I believe AP teachers are more fully engaged teaching their courses in a comprehensive way which in turn makes the material easier to learn and remember.

Good luck
Anonymous
I just want my kids to get into the working world as fast as possible. AP courses count toward a degree in a public university, which is where I intend to send my kids. I don't really care about class implications. I'm from a WC family but my income is DC area UMC. Sibling is a millionaire. Our other sibling, who was more of a class striver and chose colleges based on class aspirations, does relatively well makes the least of any of us by a long shot. So my kids will take the AP courses, get in and out of state school, and then start busting their butts at work.
Anonymous
Anonymous wrote:I went to hs 20 years ago and took 9 aps. They had the best teachers and the most interesting curriculum. Things like enough lot and European history not to mention calculus etc. they were challenging and interesting and we had the smartest kids in school on them. Would have been bored and not challenged in regular and honor classes.
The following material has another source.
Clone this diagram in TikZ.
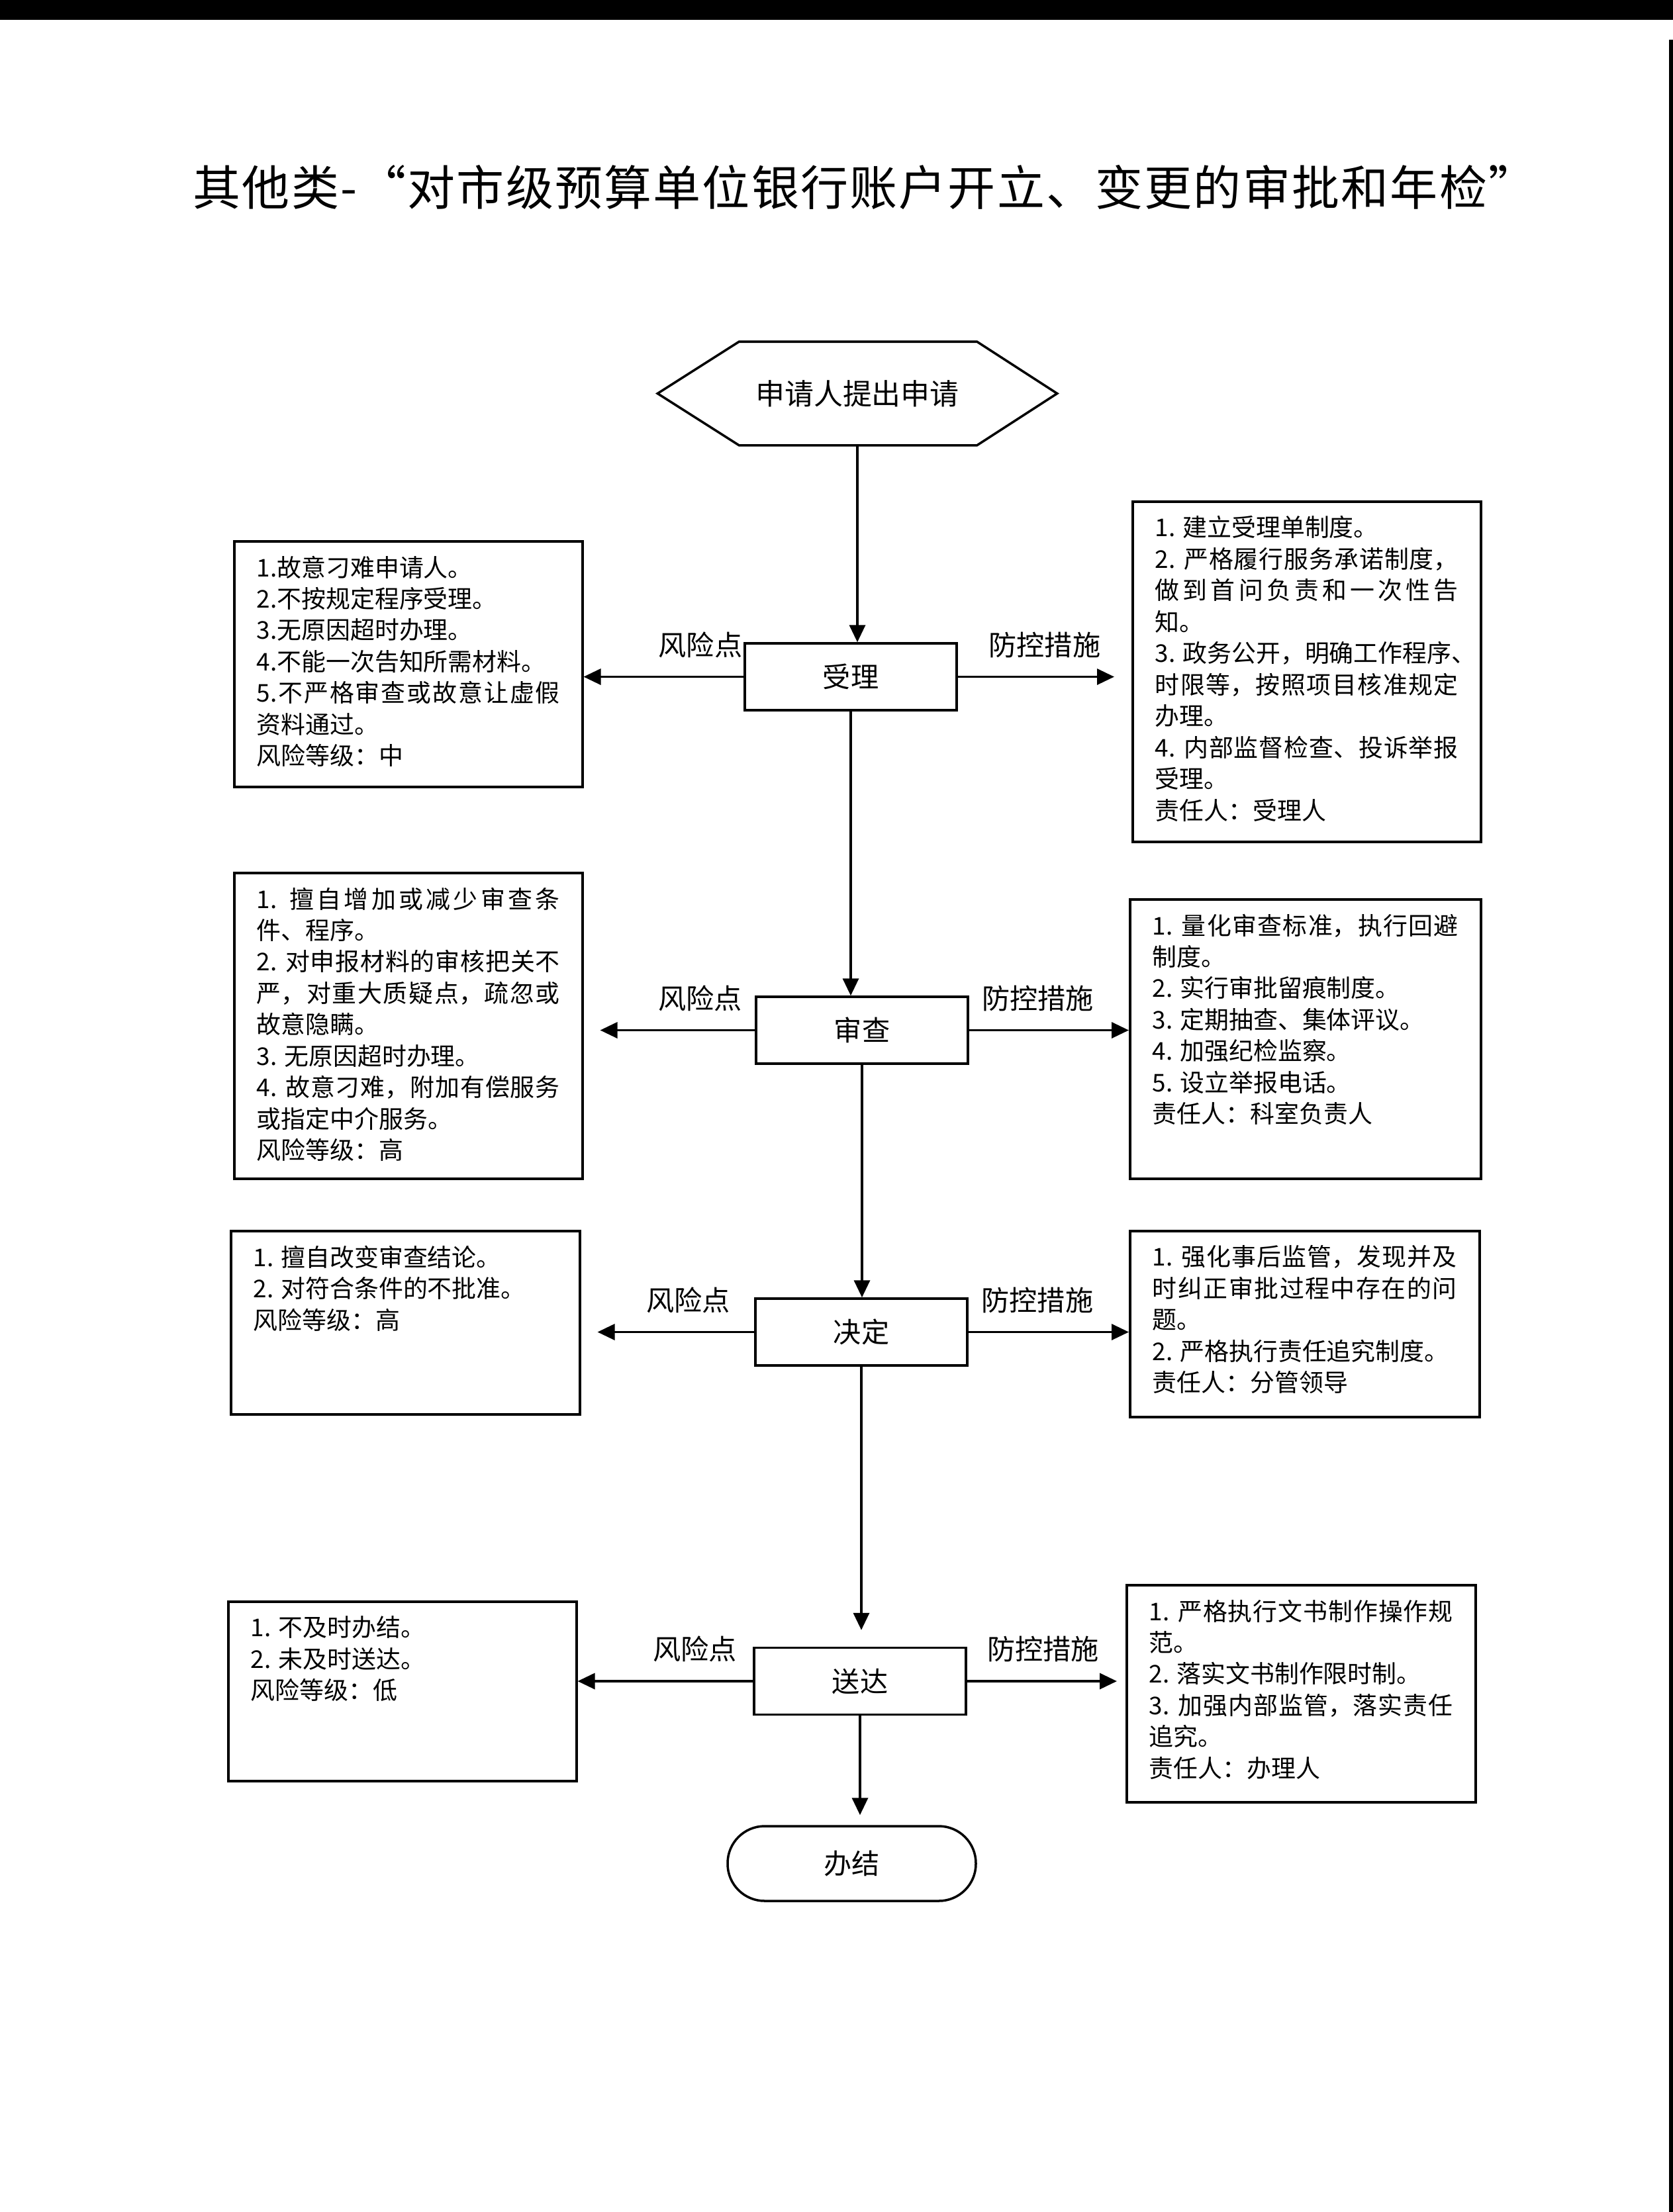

I went to school in the early-mid 80's and our MCPS high school only offered a handful of AP classes. You couldn't take 9 APs even if you wanted to. I took one and still got into a competitive school. Things are sooooo much different now.
Anonymous
I went to HS in the late 90s and took five AP tests, in addition to getting an IB diploma. It was worthwhile because I met peers who cared as much as I did about learning -- they are an impressive bunch who are doing great things in their careers now. It seems like people have gotten lazy -- they want their kids to have a super laid back childhood. Not my cup of tea but your life, your kids.